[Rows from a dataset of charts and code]
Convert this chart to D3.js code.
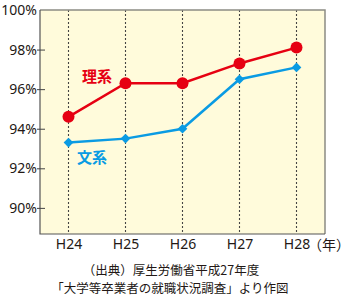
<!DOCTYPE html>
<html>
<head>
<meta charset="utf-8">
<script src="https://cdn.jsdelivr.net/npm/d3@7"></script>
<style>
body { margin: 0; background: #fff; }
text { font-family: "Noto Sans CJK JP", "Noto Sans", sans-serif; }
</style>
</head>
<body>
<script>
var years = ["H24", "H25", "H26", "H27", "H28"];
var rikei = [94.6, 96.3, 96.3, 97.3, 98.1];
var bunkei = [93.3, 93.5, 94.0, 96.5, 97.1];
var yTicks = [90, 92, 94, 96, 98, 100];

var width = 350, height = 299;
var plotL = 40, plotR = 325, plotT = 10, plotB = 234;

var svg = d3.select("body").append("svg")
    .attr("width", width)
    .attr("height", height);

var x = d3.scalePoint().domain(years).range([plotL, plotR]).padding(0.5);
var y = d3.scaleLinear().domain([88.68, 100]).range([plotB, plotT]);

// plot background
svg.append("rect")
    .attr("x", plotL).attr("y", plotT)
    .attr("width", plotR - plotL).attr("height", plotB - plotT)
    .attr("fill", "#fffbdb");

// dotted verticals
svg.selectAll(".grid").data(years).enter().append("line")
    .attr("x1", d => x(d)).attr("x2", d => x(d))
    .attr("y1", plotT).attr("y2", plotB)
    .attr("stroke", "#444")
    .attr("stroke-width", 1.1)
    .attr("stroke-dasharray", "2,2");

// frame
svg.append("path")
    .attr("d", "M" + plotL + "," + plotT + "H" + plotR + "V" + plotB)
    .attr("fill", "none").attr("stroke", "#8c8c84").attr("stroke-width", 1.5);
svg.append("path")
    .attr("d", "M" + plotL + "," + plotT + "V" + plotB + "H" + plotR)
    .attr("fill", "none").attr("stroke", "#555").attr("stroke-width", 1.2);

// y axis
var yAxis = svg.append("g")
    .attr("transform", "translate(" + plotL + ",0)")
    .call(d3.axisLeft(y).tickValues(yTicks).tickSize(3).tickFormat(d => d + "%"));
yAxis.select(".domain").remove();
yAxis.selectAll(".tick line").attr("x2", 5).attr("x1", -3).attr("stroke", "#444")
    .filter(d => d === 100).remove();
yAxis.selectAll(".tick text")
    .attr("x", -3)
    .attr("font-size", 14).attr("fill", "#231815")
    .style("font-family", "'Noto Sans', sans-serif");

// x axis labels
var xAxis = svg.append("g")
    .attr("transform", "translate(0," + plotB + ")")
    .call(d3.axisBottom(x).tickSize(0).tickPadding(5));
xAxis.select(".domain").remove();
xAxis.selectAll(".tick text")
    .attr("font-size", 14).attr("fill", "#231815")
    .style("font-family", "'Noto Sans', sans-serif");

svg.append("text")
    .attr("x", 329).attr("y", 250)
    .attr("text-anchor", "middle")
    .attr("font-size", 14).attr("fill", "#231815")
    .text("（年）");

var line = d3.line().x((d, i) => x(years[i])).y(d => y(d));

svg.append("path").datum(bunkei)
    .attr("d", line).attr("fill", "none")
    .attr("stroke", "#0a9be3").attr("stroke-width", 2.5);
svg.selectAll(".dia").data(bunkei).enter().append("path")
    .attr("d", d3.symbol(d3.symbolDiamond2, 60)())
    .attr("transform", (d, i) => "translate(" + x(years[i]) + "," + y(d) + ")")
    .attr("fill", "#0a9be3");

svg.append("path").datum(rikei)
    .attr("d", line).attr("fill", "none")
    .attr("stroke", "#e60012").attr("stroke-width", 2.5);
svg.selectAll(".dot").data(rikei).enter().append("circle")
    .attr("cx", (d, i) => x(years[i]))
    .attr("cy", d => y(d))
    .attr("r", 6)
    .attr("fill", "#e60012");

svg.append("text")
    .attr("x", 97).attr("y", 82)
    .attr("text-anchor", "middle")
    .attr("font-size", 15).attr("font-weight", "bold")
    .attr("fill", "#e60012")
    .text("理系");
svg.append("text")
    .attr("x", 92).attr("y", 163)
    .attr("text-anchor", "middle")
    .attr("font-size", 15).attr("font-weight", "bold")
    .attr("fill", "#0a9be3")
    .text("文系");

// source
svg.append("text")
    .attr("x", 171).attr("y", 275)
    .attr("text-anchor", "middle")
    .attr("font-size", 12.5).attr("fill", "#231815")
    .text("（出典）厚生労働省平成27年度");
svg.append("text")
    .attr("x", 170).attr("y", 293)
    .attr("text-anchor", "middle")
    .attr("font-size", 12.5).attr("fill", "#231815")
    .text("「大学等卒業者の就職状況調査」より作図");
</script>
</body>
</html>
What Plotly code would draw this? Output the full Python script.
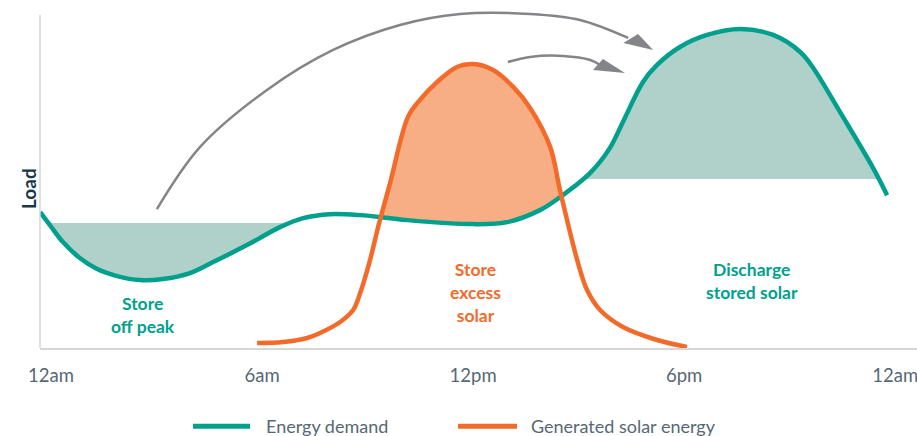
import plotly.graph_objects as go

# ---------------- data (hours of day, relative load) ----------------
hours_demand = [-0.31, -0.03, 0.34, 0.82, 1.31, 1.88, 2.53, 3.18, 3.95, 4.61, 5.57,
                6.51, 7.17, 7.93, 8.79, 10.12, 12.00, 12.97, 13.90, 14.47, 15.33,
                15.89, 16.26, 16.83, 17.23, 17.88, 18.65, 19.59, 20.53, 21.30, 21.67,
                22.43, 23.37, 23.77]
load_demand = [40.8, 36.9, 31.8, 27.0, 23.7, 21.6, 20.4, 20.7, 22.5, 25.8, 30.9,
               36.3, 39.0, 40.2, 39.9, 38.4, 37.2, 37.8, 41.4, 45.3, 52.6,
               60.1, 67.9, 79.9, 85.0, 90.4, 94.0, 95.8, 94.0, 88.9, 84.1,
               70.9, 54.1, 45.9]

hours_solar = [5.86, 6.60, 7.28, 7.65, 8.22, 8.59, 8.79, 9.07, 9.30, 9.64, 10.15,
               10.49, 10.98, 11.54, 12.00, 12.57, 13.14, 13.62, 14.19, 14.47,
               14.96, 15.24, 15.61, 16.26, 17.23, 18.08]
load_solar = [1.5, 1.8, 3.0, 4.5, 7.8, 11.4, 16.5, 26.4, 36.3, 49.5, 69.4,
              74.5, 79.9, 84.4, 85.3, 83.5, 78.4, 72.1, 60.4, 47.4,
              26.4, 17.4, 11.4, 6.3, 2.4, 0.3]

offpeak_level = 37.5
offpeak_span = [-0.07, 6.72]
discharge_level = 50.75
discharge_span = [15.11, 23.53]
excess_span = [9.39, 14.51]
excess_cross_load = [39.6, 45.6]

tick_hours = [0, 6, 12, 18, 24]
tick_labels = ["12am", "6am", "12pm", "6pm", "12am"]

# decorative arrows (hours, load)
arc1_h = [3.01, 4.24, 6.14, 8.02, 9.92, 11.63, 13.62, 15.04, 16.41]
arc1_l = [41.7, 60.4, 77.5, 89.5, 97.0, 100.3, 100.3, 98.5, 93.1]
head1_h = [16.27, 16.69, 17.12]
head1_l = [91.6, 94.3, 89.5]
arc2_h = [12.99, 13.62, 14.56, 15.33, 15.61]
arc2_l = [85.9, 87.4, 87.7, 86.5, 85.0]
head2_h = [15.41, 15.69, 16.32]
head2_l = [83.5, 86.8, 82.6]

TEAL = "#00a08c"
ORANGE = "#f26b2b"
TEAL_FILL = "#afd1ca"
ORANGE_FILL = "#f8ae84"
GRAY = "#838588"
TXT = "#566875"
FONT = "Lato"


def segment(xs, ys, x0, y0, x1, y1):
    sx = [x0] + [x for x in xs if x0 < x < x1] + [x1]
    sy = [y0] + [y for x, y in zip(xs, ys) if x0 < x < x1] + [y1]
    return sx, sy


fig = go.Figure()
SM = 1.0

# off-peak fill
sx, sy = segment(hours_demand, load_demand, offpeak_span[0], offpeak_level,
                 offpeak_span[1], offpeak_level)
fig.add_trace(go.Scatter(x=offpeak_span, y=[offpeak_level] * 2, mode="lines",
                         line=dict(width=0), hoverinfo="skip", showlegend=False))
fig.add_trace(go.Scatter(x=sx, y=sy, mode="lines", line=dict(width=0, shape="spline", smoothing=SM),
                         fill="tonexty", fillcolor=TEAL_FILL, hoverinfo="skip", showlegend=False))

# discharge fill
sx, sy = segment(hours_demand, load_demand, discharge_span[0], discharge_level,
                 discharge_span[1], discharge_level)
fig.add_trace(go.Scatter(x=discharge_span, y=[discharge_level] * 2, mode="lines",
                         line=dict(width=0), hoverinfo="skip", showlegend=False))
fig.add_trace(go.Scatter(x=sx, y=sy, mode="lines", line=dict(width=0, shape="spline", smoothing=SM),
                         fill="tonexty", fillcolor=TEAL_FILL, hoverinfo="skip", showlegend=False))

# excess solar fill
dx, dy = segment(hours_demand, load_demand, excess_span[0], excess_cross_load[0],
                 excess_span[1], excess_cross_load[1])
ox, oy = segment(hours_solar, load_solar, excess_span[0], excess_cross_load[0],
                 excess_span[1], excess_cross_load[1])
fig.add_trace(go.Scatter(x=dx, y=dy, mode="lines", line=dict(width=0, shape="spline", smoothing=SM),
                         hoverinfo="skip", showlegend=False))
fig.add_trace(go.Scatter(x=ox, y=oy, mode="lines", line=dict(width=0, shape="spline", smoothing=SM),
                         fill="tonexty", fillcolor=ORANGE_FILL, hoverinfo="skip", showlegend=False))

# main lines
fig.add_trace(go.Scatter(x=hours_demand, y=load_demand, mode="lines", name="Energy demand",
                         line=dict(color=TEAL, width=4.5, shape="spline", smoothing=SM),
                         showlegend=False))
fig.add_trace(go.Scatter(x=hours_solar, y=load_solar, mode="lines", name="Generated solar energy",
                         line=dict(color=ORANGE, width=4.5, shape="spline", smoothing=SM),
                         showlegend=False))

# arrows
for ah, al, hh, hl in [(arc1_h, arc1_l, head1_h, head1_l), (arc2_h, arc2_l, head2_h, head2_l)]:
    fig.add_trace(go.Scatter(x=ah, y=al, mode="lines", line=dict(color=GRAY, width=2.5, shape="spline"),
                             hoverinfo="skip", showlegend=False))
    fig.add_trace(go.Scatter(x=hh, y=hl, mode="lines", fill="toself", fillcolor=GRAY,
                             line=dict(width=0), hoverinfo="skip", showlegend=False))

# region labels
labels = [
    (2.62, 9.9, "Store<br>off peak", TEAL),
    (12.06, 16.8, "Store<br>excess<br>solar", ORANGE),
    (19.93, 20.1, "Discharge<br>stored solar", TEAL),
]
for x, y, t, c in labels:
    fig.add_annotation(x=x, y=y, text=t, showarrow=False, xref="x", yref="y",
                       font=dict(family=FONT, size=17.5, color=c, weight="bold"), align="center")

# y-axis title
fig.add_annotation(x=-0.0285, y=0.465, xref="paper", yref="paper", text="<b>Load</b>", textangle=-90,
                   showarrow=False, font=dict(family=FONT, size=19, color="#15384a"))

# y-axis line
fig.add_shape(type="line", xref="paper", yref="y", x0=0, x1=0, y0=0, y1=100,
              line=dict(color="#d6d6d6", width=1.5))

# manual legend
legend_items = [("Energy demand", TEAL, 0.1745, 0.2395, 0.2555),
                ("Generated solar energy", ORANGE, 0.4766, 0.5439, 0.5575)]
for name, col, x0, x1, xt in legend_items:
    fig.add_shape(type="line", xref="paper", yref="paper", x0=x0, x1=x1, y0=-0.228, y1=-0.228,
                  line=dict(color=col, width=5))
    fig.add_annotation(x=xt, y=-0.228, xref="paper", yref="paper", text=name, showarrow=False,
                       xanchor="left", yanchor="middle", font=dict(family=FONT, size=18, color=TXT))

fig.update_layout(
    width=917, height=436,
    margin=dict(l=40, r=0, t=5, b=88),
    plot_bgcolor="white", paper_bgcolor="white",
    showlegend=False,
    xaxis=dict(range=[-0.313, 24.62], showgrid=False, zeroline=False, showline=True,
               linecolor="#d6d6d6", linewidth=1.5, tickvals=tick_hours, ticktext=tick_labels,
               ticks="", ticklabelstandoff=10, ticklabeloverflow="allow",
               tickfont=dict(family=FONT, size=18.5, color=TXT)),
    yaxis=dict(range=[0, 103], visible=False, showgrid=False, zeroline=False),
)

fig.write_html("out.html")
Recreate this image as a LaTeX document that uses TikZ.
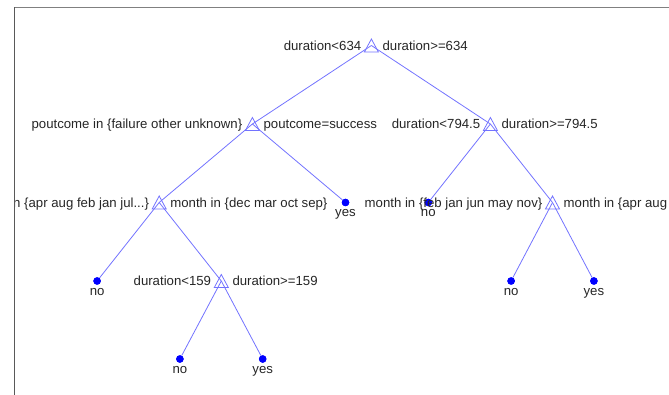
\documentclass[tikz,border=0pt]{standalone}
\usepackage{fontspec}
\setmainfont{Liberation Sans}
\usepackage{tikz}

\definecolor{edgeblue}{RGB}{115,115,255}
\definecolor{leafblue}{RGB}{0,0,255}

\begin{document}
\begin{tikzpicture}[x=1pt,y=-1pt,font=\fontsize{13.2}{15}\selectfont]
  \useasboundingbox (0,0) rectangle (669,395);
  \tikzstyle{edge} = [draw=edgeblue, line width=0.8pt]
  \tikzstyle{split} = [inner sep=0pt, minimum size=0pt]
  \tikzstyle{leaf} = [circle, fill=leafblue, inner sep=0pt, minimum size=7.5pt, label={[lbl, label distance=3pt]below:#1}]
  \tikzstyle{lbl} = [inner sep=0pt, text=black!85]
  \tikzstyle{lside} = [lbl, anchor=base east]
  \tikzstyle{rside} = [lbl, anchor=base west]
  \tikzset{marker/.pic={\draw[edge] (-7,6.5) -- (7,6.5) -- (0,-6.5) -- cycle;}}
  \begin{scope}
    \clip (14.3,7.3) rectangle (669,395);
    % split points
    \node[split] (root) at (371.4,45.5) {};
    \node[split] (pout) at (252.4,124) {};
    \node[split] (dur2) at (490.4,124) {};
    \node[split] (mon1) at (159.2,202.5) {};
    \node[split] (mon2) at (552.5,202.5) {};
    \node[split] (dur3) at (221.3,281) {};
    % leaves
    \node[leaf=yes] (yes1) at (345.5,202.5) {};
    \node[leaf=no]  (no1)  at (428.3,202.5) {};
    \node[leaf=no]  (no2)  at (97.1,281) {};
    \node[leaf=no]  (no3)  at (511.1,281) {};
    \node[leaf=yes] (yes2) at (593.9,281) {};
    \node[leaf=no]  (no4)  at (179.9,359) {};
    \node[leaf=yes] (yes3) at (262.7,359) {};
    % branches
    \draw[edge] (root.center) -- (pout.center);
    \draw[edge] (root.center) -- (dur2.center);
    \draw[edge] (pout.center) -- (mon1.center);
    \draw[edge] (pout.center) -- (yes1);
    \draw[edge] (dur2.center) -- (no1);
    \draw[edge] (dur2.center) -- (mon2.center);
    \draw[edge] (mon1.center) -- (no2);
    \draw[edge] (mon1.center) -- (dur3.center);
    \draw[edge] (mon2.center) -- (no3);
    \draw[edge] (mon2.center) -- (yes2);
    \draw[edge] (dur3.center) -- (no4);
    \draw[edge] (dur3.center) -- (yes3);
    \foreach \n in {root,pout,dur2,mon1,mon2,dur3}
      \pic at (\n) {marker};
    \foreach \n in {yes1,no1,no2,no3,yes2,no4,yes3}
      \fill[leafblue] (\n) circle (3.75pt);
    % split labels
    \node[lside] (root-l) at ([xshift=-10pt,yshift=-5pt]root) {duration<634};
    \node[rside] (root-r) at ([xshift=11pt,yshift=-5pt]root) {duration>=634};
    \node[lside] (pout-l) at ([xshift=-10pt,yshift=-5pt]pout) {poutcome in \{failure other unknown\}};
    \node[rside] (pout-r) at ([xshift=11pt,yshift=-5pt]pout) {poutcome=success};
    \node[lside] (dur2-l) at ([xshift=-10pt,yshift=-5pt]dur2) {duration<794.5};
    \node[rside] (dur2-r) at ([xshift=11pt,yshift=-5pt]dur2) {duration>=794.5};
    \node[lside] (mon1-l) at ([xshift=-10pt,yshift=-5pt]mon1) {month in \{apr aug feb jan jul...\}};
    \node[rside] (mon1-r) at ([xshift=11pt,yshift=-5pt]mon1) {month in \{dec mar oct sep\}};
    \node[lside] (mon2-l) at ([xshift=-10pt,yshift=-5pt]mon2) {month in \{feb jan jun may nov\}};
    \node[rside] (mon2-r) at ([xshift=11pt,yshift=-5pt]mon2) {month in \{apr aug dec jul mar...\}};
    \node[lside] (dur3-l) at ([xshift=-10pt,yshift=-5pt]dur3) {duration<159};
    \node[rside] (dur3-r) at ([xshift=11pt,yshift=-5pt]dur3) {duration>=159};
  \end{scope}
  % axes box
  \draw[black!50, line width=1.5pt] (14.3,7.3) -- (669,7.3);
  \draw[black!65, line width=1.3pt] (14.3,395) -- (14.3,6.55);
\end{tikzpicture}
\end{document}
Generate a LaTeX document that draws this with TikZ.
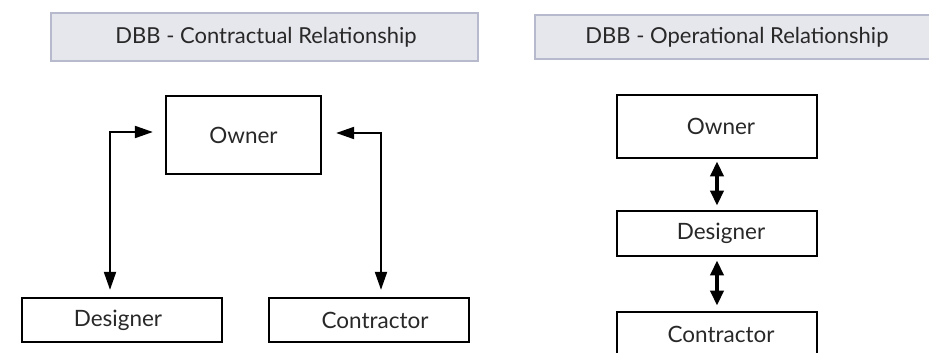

### PROBLEM TO WORK ON
Your job is to reproduce the lines from the one with "What Plotly code" through the one with "excess_cross_load = [39.6, 45.6]", both kept, exactly as they are. Leave out the pictures.

### THE ANSWER
What Plotly code would draw this? Output the full Python script.
import plotly.graph_objects as go

# ---------------- data (hours of day, relative load) ----------------
hours_demand = [-0.31, -0.03, 0.34, 0.82, 1.31, 1.88, 2.53, 3.18, 3.95, 4.61, 5.57,
                6.51, 7.17, 7.93, 8.79, 10.12, 12.00, 12.97, 13.90, 14.47, 15.33,
                15.89, 16.26, 16.83, 17.23, 17.88, 18.65, 19.59, 20.53, 21.30, 21.67,
                22.43, 23.37, 23.77]
load_demand = [40.8, 36.9, 31.8, 27.0, 23.7, 21.6, 20.4, 20.7, 22.5, 25.8, 30.9,
               36.3, 39.0, 40.2, 39.9, 38.4, 37.2, 37.8, 41.4, 45.3, 52.6,
               60.1, 67.9, 79.9, 85.0, 90.4, 94.0, 95.8, 94.0, 88.9, 84.1,
               70.9, 54.1, 45.9]

hours_solar = [5.86, 6.60, 7.28, 7.65, 8.22, 8.59, 8.79, 9.07, 9.30, 9.64, 10.15,
               10.49, 10.98, 11.54, 12.00, 12.57, 13.14, 13.62, 14.19, 14.47,
               14.96, 15.24, 15.61, 16.26, 17.23, 18.08]
load_solar = [1.5, 1.8, 3.0, 4.5, 7.8, 11.4, 16.5, 26.4, 36.3, 49.5, 69.4,
              74.5, 79.9, 84.4, 85.3, 83.5, 78.4, 72.1, 60.4, 47.4,
              26.4, 17.4, 11.4, 6.3, 2.4, 0.3]

offpeak_level = 37.5
offpeak_span = [-0.07, 6.72]
discharge_level = 50.75
discharge_span = [15.11, 23.53]
excess_span = [9.39, 14.51]
excess_cross_load = [39.6, 45.6]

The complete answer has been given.